En el episodio de la Presentación, uno puede percibir el encuentro de la esperanza de Israel con el Mesías. También puede verse como un signo profético del encuentro del hombre con Cristo. El Espíritu Santo lo hace posible, al despertar en el corazón humano el deseo de este encuentro salvífico y permitir su realización.
No podemos ignorar el papel de María, que le da el Niño al anciano y santo Simeón. Por voluntad divina, es su Madre quien da a Jesús a los hombres. Al revelar el futuro del Salvador, Simeón se refiere a la profecía del "Siervo" enviado al Pueblo Elegido y a las naciones. El Señor le dijo: “Te he llamado para cumplir mi justicia, te he formado y tomado de la mano, te he destinado para que unas a mi pueblo y seas luz para todas las naciones” (Is 42, 6). Y también: “No vale la pena que seas mi servidor únicamente para restablecer a las tribus de Jacob, o traer sus sobrevivientes a su patria. Tú serás, además, una luz para las naciones, para que mi salvación llegue hasta el último extremo de la tierra” (Is 49, 6).

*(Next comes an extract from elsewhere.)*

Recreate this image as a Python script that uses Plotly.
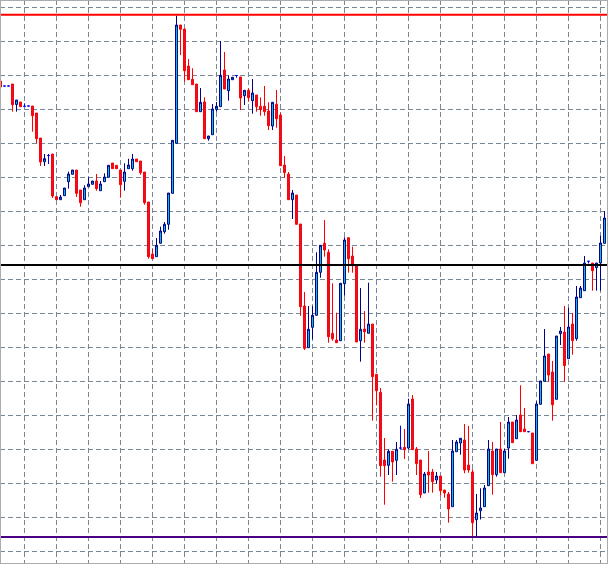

En su cántico, Simeón invierte la perspectiva, haciendo hincapié en la universalidad de la misión de Jesús: porque mis ojos han visto tu salvación, que has preparado en presencia de todos los pueblos, luz para iluminar a las naciones y gloria de tu pueblo Israel (Lc 2, 30-32). ¿Cómo no maravillarse ante tales palabras? Su padre y su madre estaban asombrados de lo que se decía sobre Él (Lc 2, 33). Pero José y María, gracias a esta experiencia, entienden más claramente la importancia de su gesto de ofrenda en el Templo de Jerusalén. Presentan a Aquel que, siendo la gloria de su pueblo, es también la salvación de toda la humanidad.
Papa san Juan Pablo II: Catequesis sobre el Credo, 11 de diciembre 1996.